Closing the band gap of a 2D semiconductor with an electric field
The exercise focusses on a monolayer of Molybdenum disulphide MoS2, because this material is of interest for transistors. In particular the switching to and from a conducting state is of crucial importance. This is based on a CECAM workshop exercise.
Create the MoS2 monolayer
You can use the MoS2 monolayer from our database, see the MoS2 response tutorial. You could also build the crystal from the symmetry information as in the original exercise.
Analyze the DOS and band structure
Tick ‘DOS’ and ‘Bandstructure’. Run the calculation. Switch on Scalar Relativistic as the GUI suggests and then press run again. Open Band Structure from the SCM menu. The bands are not so smooth. Let us make it better. Click on the … next BandStructure and set the interpolation Delta-k to 0.03. Run the calculation and open Band Structure again. The bands should look much more smooth now. If you zoom in and hover over the bands you should see an indirect band gap from the gamma point to the K point, which is on the edge of the Brillouin zone.
Electron/hole transport (advanced)
For semiconductors the shape of the bands near the Fermi level tells you something about how easy the electrons (in the bottom of the conduction band) or holes (in top of the valence band) can move. A small curvature is bad, and a big one is good. The inverse of the curvature is called the effective mass of the electron or hole. To calculate it select Properties → Band Structure → Effective Mass. The result is visible in the raw output in the results section.

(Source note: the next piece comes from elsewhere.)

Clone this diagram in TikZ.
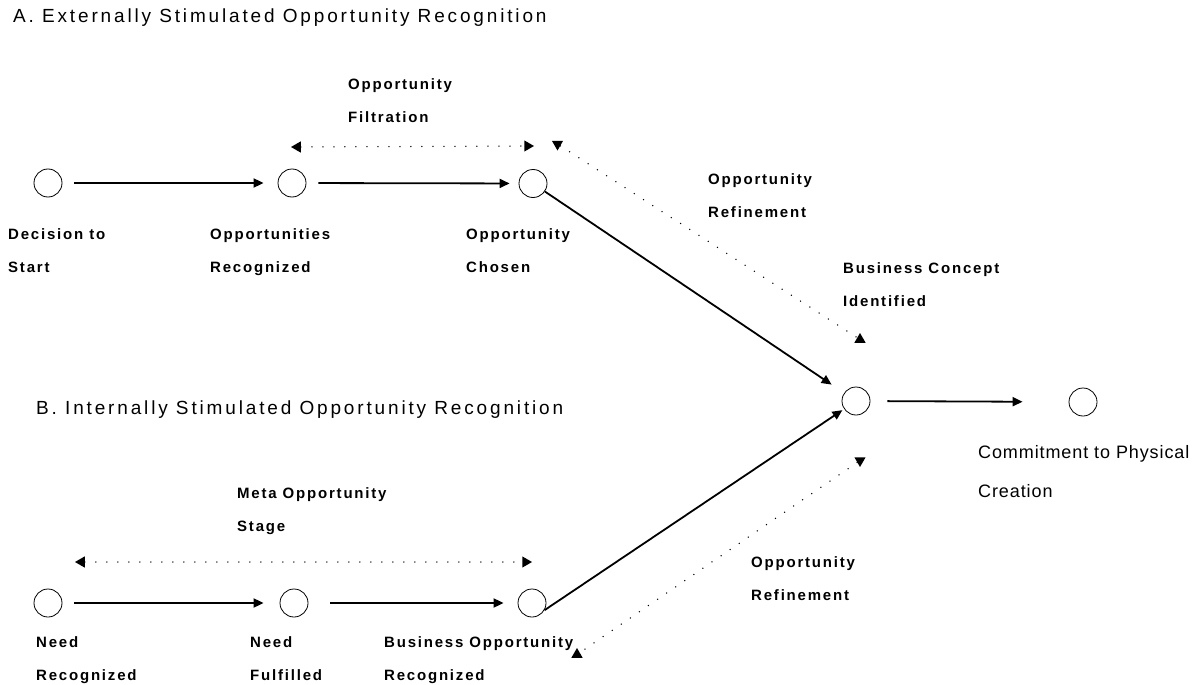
\documentclass[tikz,border=0pt]{standalone}
\usepackage{fontspec}
\setmainfont{Liberation Sans}
\newfontfamily\lblfont[LetterSpace=12]{Liberation Sans Bold}
\newfontfamily\ttlfont[LetterSpace=15]{Liberation Sans}
\newfontfamily\cmtfont[LetterSpace=5]{Liberation Sans}
\usetikzlibrary{arrows.meta,shapes.geometric}
\tikzset{
  stage/.style={circle, draw, line width=0.8pt, minimum size=28pt, inner sep=0pt},
  flow/.style={line width=1.8pt, -{Triangle[length=10pt,width=9pt]}, shorten <=12pt, shorten >=12pt},
  tri/.style={regular polygon, regular polygon sides=3, fill, inner sep=0pt, minimum size=13pt},
  dotline/.style={line width=1.5pt, line cap=round, dash pattern=on 0pt off 11pt},
  ttl/.style={anchor=base west, inner sep=0pt, font=\ttlfont\fontsize{19}{22}\selectfont},
  lbl/.style={anchor=north west, inner sep=0pt, align=left, font=\lblfont\fontsize{15}{33}\selectfont},
}
\begin{document}
\begin{tikzpicture}[x=1pt, y=-1pt]
    \useasboundingbox (0,0) rectangle (1200,685);

    \node[ttl] (ta) at (13,23) {A. Externally Stimulated Opportunity Recognition};
    \node[ttl] (tb) at (36,414) {B. Internally Stimulated Opportunity Recognition};

    % externally stimulated
    \node[stage] (a1) at (48,183) {};
    \node[stage] (a2) at (292,183) {};
    \node[stage] (a3) at (533,183.5) {};
    \node[lbl] (dec) at (8,228) {Decision to\\Start};
    \node[lbl] (opps) at (210,228) {Opportunities\\Recognized};
    \node[lbl] (chosen) at (466,228) {Opportunity\\Chosen};
    \node[lbl] (filt) at (348,78) {Opportunity\\Filtration};
    \node[lbl] (refa) at (708,173) {Opportunity\\Refinement};

    % internally stimulated
    \node[stage] (b1) at (48,603) {};
    \node[stage] (b2) at (294,603) {};
    \node[stage] (b3) at (532,603) {};
    \node[lbl] (needr) at (36,636) {Need\\Recognized};
    \node[lbl] (needf) at (250,636) {Need\\Fulfilled};
    \node[lbl] (bizopp) at (384,636) {Business Opportunity\\Recognized};
    \node[lbl] (meta) at (237,487) {Meta Opportunity\\Stage};
    \node[lbl] (refb) at (751,556) {Opportunity\\Refinement};

    % common end
    \node[stage] (bc) at (856,401) {};
    \node[stage] (cp) at (1083,402) {};
    \node[lbl] (concept) at (843,262) {Business Concept\\Identified};
    \node[lbl, font=\cmtfont\fontsize{18}{39}\selectfont] (commit) at (978,445) {Commitment to Physical\\Creation};

    % dotted spans
    \node[tri, shape border rotate=90] (fl) at (297.5,147) {};
    \node[tri, shape border rotate=270] (fr) at (527.5,146) {};
    \node[tri, shape border rotate=180] (ra1) at (557.5,144) {};
    \node[tri] (ra2) at (860,339.5) {};
    \node[tri, shape border rotate=180] (rb1) at (860,460.5) {};
    \node[tri] (rb2) at (577,654.5) {};
    \node[tri, shape border rotate=90] (ml) at (81.5,562) {};
    \node[tri, shape border rotate=270] (mr) at (525.5,562) {};

    \path[dotline] (fl) edge (fr);
    \path[dotline] (ra1) edge (ra2);
    \path[dotline] (rb1) edge (rb2);
    \path[dotline] (ml) edge (mr);

    \path[flow] (a1) edge[shorten >=14pt] (a2);
    \path[flow] (a2) edge[shorten >=9pt] (a3);
    \path[flow, shorten <=0pt, shorten >=15pt] (a3) edge (bc);
    \path[flow] (b1) edge[shorten >=16pt] (b2);
    \path[flow] (b2) edge[shorten <=22pt, shorten >=14pt] (b3);
    \path[flow, shorten <=0pt, shorten >=2pt] (b3.-30) edge (bc);
    \path[flow] (bc) edge[shorten <=17pt, shorten >=46pt] (cp);
\end{tikzpicture}
\end{document}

Fix the band gap (advanced)
The band gap is about 1.7 eV, whereas experimentally it is 1.8. We have used the LDA functional, which is known to underestimate the gap. You could try to improve the band gap by using a model potential. For systems that are not crystals, the most convenient choice is the GLLB-SC functional. Now the Quasiparticle gap should be a bit higher, since the GLLB-SC includes explicitly the so-called derivative discontinuity.
Applying an electric field
Switch back to the LDA functional an set the electric field (Model → Electric Field) to 3 eV/A. This will reduce the gap significantly. You will need quite strong fields to make the material conducting. You will also find the band character can change a bit at higher fields. The bands are colored according to the main contribution, also known as ‘fat band analysis’.
At what field strength does the material become conducting? Congratulations, you have just switched the device!
Analyzing the charge
What happens to the charge when you apply an electric field? Open View from the SCM menu. Now select Add → Cut Plane Colored and select at the bottom Fit density → Fitted deformation density. Select the atoms with right click and select Atom info → CM5 Charges.
At a field of 3 eV/A and some tweaking (use a clip plane, fine grid and rainbow map, this picture emerges.
Improving the accuracy
Many aspects influence the results of a calculation. Some are technical, such as the choice of basis set, k-points and integration accuracy; other are theoretical, such as the choice of functional. You can also consider computationally more expensive spin-orbit coupling instead of scalar relativistic. The relativistic effect is small for light atoms and grows with the charge of the nucleus.
The choice of XC functional is not so straightforward. However, to use a GGA is generally better than using the plain LDA. Among the GGAs the PBE functional is a reasonable choice or more modern metaGGAs such as MN15L and SCAN. Finally, the DZ basis set is usually too small, and one should preferably use a TZP one. For the gap (especially when p-electrons are involved) also the spin-orbit might be needed.